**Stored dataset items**
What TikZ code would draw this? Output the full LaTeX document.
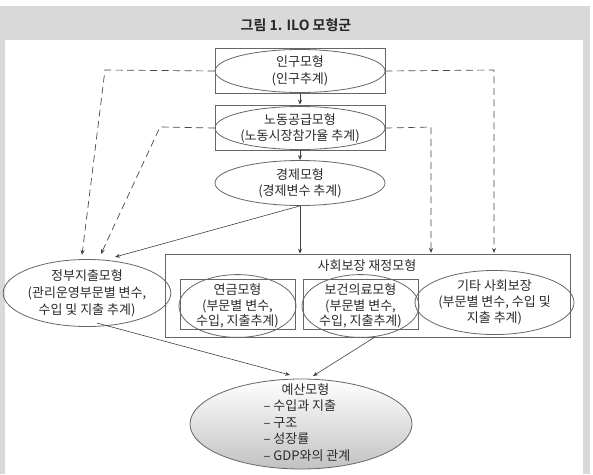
\documentclass[tikz,border=0pt]{standalone}
\usepackage{fontspec}
\setmainfont{Noto Sans CJK KR}
\newfontfamily\titlefont{Noto Sans CJK KR Bold}
\usetikzlibrary{shapes.geometric,arrows.meta}
\definecolor{panelgray}{HTML}{D9D9D9}
\definecolor{linegray}{HTML}{666666}
\definecolor{inkgray}{HTML}{2B2B2B}
\begin{document}
\begin{tikzpicture}[x=1pt,y=-1pt,
  every node/.style={text=inkgray,font=\fontsize{13}{16}\selectfont},
  modelbox/.style={draw=linegray,line width=0.8pt,rectangle,inner sep=0pt},
  modelell/.style={draw=linegray,line width=0.8pt,ellipse,inner sep=0pt,align=center},
  flow/.style={draw=black!75,line width=0.6pt,-{Stealth[length=5pt,width=4pt]}},
  dflow/.style={draw=black!72,line width=0.7pt,dash pattern=on 7pt off 4.5pt,-{Stealth[length=5pt,width=4pt]}}]
\useasboundingbox (0,0) rectangle (593,474);
% panel background
\fill[panelgray] (0,6) rectangle (590,474);
\fill[white] (5,40) rectangle (583,474);
\node[font=\titlefont\fontsize{14}{16}\selectfont,text=black!85] (title) at (296,25) {그림 1. ILO 모형군};

% top chain
\node[modelbox,minimum width=170,minimum height=45] (popbox) at (300,71) {};
\node[modelell,minimum width=170,minimum height=43,font=\fontsize{13}{17}\selectfont] (pop) at (300,71) {인구모형\\(인구추계)};
\node[modelbox,minimum width=170,minimum height=45] (labbox) at (300,127.5) {};
\node[modelell,minimum width=170,minimum height=43] (lab) at (300,128) {노동공급모형\\(노동시장참가율 추계)};
\node[modelell,minimum width=170,minimum height=45] (econ) at (300,183) {경제모형\\(경제변수 추계)};

% social security group
\node[modelbox,minimum width=405,minimum height=83] (ssbox) at (367.5,295.5) {};
\node (sstitle) at (367,266) {사회보장 재정모형};
\node[modelbox,minimum width=115,minimum height=50] (penbox) at (237.5,304) {};
\node[modelell,minimum width=117,minimum height=49,font=\fontsize{13}{15.5}\selectfont] (pen) at (237.5,306) {연금모형\\(부문별 변수,\\수입, 지출추계)};
\node[modelbox,minimum width=115,minimum height=50] (hlthbox) at (360.5,304) {};
\node[modelell,minimum width=117,minimum height=49,font=\fontsize{13}{15.5}\selectfont] (hlth) at (360.5,306) {보건의료모형\\(부문별 변수,\\수입, 지출추계)};
\node[modelell,minimum width=143,minimum height=61,font=\fontsize{13}{16}\selectfont] (other) at (494.5,302.5) {기타 사회보장\\(부문별 변수, 수입 및\\지출 추계)};

% government expenditure
\node[modelell,minimum width=140,minimum height=60,font=\fontsize{13}{17}\selectfont] (gov) at (87,293) {정부지출모형\\(관리운영부문별 변수,\\수입 및 지출 추계)};

% budget model
\node[modelell,minimum width=222,minimum height=90,top color=white,bottom color=black!24] (budget) at (301,424) {};
\node[font=\fontsize{13}{16.5}\selectfont,align=left,anchor=north west] (blist) at (260,380) {\hspace*{18pt}예산모형\\– 수입과 지출\\– 구조\\– 성장률\\– GDP와의 관계};

% connector bends and tips
\coordinate (popL) at (105,70);
\coordinate (popT) at (82,255);
\coordinate (labL) at (160,127);
\coordinate (labT) at (101,254);
\coordinate (popR) at (494,70);
\coordinate (popRT) at (494,253);
\coordinate (labR) at (431,127);
\coordinate (labRT) at (431,253);
\coordinate (econT) at (115,257);
\coordinate (govS) at (97,323);
\coordinate (budIn1) at (290,375);
\coordinate (hlthS) at (375,337);
\coordinate (budIn2) at (313,376);

% solid flows
\draw[flow] (popbox.south) -- (labbox.north);
\draw[flow] (labbox.south) -- (econ.north);
\draw[flow] (econ.south) -- (econ.south |- ssbox.north);
\draw[flow] (econ.south) -- (econT);
\draw[flow] (govS) -- (budIn1);
\draw[flow] (hlthS) -- (budIn2);

% dashed feeds
\draw[dflow] (pop.west) -- (popL) -- (popT);
\draw[dflow] (lab.west) -- (labL) -- (labT);
\draw[dflow] (pop.east) -- (popR) -- (popRT);
\draw[dflow] (lab.east) -- (labR) -- (labRT);
\end{tikzpicture}
\end{document}
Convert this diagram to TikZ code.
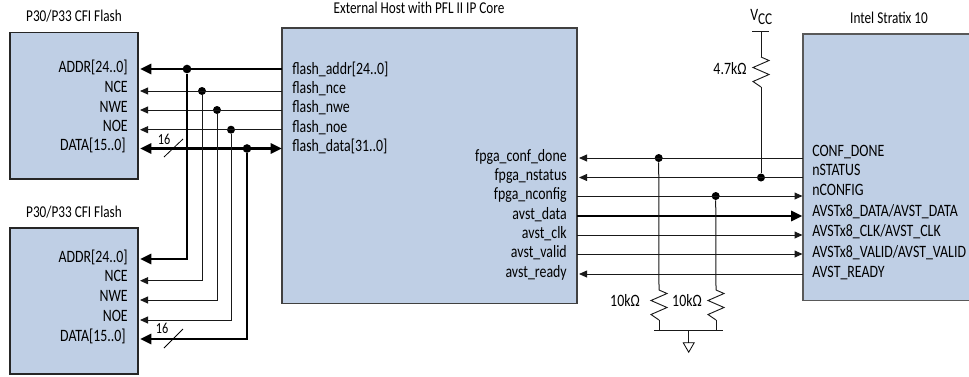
\documentclass[tikz,border=0pt]{standalone}
\usepackage{fontspec}
\setmainfont[FakeStretch=0.8]{Carlito}
\usetikzlibrary{arrows.meta}
\definecolor{boxblue}{HTML}{BFCFE5}
\tikzset{
  chip/.style={draw=#1,fill=boxblue,line width=.8pt},
  chip/.default={black!85},
  thinw/.style={line width=.75pt,draw=black!90},
  boldw/.style={line width=2.2pt,draw=black},
  thinl/.style={thinw,{Triangle[length=6pt,width=5.2pt]}-},
  thinr/.style={thinw,-{Triangle[length=6pt,width=5.2pt]}},
  boldl/.style={boldw,{Triangle[length=8.5pt,width=7.5pt]}-},
  boldb/.style={boldw,{Triangle[length=8.5pt,width=7.5pt]}-{Triangle[length=8.5pt,width=7.5pt]}},
  boldr/.style={boldw,-{Triangle[length=8.5pt,width=7.5pt]}},
  dotn/.style={circle,fill=black,inner sep=0pt,minimum size=6pt},
  txt/.style={inner sep=0pt,font=\fontsize{13pt}{15pt}\selectfont,text height=8.4pt,text depth=2pt},
  lab/.style={txt,anchor=west},
  rlab/.style={txt,anchor=east},
  ttl/.style={txt,font=\fontsize{12.4pt}{15pt}\selectfont},
  busn/.style={txt,font=\fontsize{11.5pt}{14pt}\selectfont},
  zig/.style={line width=.7pt,draw=black!90,line join=miter},
}
\begin{document}
\begin{tikzpicture}[x=0.75pt,y=-0.75pt]
\useasboundingbox (0,0) rectangle (969,376);
% chips
\path[chip] (10,32.5) rectangle (138,179);
\path[chip] (10,228) rectangle (138,374);
\path[chip=black!75] (282,28) rectangle (577,303.5);
\path[chip=black!65] (803,34) rectangle (972,300.5);
% titles
\node[ttl] (t1) at (74,17) {P30/P33 CFI Flash};
\node[ttl] (t2) at (74,213) {P30/P33 CFI Flash};
\node[ttl] (t3) at (419,9) {External Host with PFL II IP Core};
\node[ttl] (t4) at (889,19) {Intel Stratix 10};
% flash 1 pins
\node[rlab] (a1) at (128,68) {ADDR[24..0]};
\node[rlab] (a2) at (128,88.5) {NCE};
\node[rlab] (a3) at (128,108.5) {NWE};
\node[rlab] (a4) at (128,127.5) {NOE};
\node[rlab] (a5) at (126,146.5) {DATA[15..0]};
% flash 2 pins
\node[rlab] (b1) at (128,258) {ADDR[24..0]};
\node[rlab] (b2) at (128,277.5) {NCE};
\node[rlab] (b3) at (128,297.5) {NWE};
\node[rlab] (b4) at (128,317.5) {NOE};
\node[rlab] (b5) at (126,337.5) {DATA[15..0]};
% host left pins
\node[lab] (h1) at (292,70) {flash\_addr[24..0]};
\node[lab] (h2) at (292,89) {flash\_nce};
\node[lab] (h3) at (292,108.5) {flash\_nwe};
\node[lab] (h4) at (292,128) {flash\_noe};
\node[lab] (h5) at (292,147) {flash\_data[31..0]};
% host right pins
\node[rlab] (p1) at (567,157) {fpga\_conf\_done};
\node[rlab] (p2) at (567,176) {fpga\_nstatus};
\node[rlab] (p3) at (567,195) {fpga\_nconfig};
\node[rlab] (p4) at (567,215) {avst\_data};
\node[rlab] (p5) at (567,234) {avst\_clk};
\node[rlab] (p6) at (567,253) {avst\_valid};
\node[rlab] (p7) at (567,273) {avst\_ready};
% stratix pins
\node[lab] (s1) at (812,152) {CONF\_DONE};
\node[lab] (s2) at (812,171.5) {nSTATUS};
\node[lab] (s3) at (812,191) {nCONFIG};
\node[lab] (s4) at (812,212.5) {AVSTx8\_DATA/AVST\_DATA};
\node[lab] (s5) at (812,232.5) {AVSTx8\_CLK/AVST\_CLK};
\node[lab] (s6) at (812,253) {AVSTx8\_VALID/AVST\_VALID};
\node[lab] (s7) at (812,273) {AVST\_READY};
% junctions
\node[dotn,minimum size=6.5pt] (j1) at (187,69) {};
\node[dotn] (j2) at (202,91) {};
\node[dotn] (j3) at (217,110) {};
\node[dotn] (j4) at (231,129.7) {};
\node[dotn,minimum size=6.5pt] (j5) at (247,148.5) {};
\node[dotn] (j6) at (658.7,158) {};
\node[dotn] (j7) at (761,177.5) {};
\node[dotn] (j8) at (715.7,196) {};
% end coordinates, left group
\foreach \n/\yy in {1/69,2/91,3/110,4/129.7,5/148.5}{
  \coordinate (fa\n) at (140,\yy);
  \coordinate (ha\n) at (282,\yy);
}
\foreach \n/\yy in {1/259,2/280.7,3/300,4/320,5/339}{
  \coordinate (fb\n) at (140,\yy);
}
% right group
\foreach \n/\yy in {1/158,2/177.5,3/196,4/216,5/235,6/254,7/274}{
  \coordinate (hr\n) at (579,\yy);
  \coordinate (sr\n) at (802.5,\yy);
}
\coordinate (hl3) at (577,196);\coordinate (hl4) at (577,216);
\coordinate (hl5) at (577,235);\coordinate (hl6) at (577,254);
% flash 1 connectors
\draw[boldl] (fa1) -- (ha1);
\draw[thinl] (fa2) -- (ha2);
\draw[thinl] (fa3) -- (ha3);
\draw[thinl] (fa4) -- (ha4);
\draw[boldb] (fa5) -- (ha5);
% flash 2 connectors
\draw[boldl,line join=miter] (fb1) -| (j1);
\draw[thinl] (fb2) -| (j2);
\draw[thinl] (fb3) -| (j3);
\draw[thinl] (fb4) -| (j4);
\draw[boldl,line join=miter] (fb5) -| (j5);
% bus slashes
\coordinate (sl1a) at (164,157);\coordinate (sl1b) at (183,139);
\coordinate (sl2a) at (164,348);\coordinate (sl2b) at (183,329);
\draw[line width=.6pt] (sl1a) -- (sl1b);
\draw[line width=.6pt] (sl2a) -- (sl2b);
\node[busn] (n1) at (164,140) {16};
\node[busn] (n2) at (162,329) {16};
% right connectors
\draw[thinl] (hr1) -- (sr1);
\draw[thinl] (hr2) -- (sr2);
\draw[thinr] (hl3) -- (sr3);
\draw[boldr] (hl4) -- (sr4);
\draw[thinr] (hl5) -- (sr5);
\draw[thinr] (hl6) -- (sr6);
\draw[thinl] (hr7) -- (sr7);
% VCC
\node[txt,anchor=west] (vcc) at (750,16) {V\raisebox{-3pt}{\fontsize{12.4pt}{15pt}\selectfont CC}};
\coordinate (vbl) at (752,31.7);\coordinate (vbr) at (769,31.7);
\coordinate (vbm) at (761,31.7);
\coordinate (r0t) at (761,57);\coordinate (r0b) at (761,87);
\draw[thinw] (vbl) -- (vbr);
\draw[thinw] (vbm) -- (r0t);
\draw[zig] (r0t) -- ++(8,3.5) -- ++(-16,7) -- ++(16,7) -- ++(-16,7) -- (r0b);
\draw[thinw] (r0b) -- (j7);
\node[txt] (r0l) at (730,70) {4.7kΩ};
% pull-downs
\coordinate (r1t) at (659,290);\coordinate (r1b) at (659,320);
\coordinate (r2t) at (716,290);\coordinate (r2b) at (716,320);
\draw[thinw] (j6) -- (r1t);
\draw[thinw] (j8) -- (r2t);
\draw[zig] (r1t) -- ++(8,3.5) -- ++(-16,7) -- ++(16,7) -- ++(-16,7) -- (r1b);
\draw[zig] (r2t) -- ++(8,3.5) -- ++(-16,7) -- ++(16,7) -- ++(-16,7) -- (r2b);
\coordinate (gl) at (654,330.7);\coordinate (gr) at (723,330.7);
\coordinate (g1) at (659,330.7);\coordinate (g2) at (716,330.7);
\coordinate (gm) at (688.7,330.7);\coordinate (gt) at (688.7,342.7);
\draw[thinw] (gl) -- (gr);
\draw[thinw] (r1b) -- (g1);
\draw[thinw] (r2b) -- (g2);
\draw[thinw] (gm) -- (gt);
\draw[line width=.6pt,line join=miter] (gt) -- ++(-5.5,0) -- ++(5.5,9.5) -- ++(5.5,-9.5) -- cycle;
\node[txt] (r1l) at (625,302.6) {10kΩ};
\node[txt] (r2l) at (687,302.6) {10kΩ};
\end{tikzpicture}
\end{document}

**EXERCISE AIM**
What is the number of lines in the records that contain the word "code"? Answer with the number and nothing else.

**ANSWER TO THIS PROBLEM**
2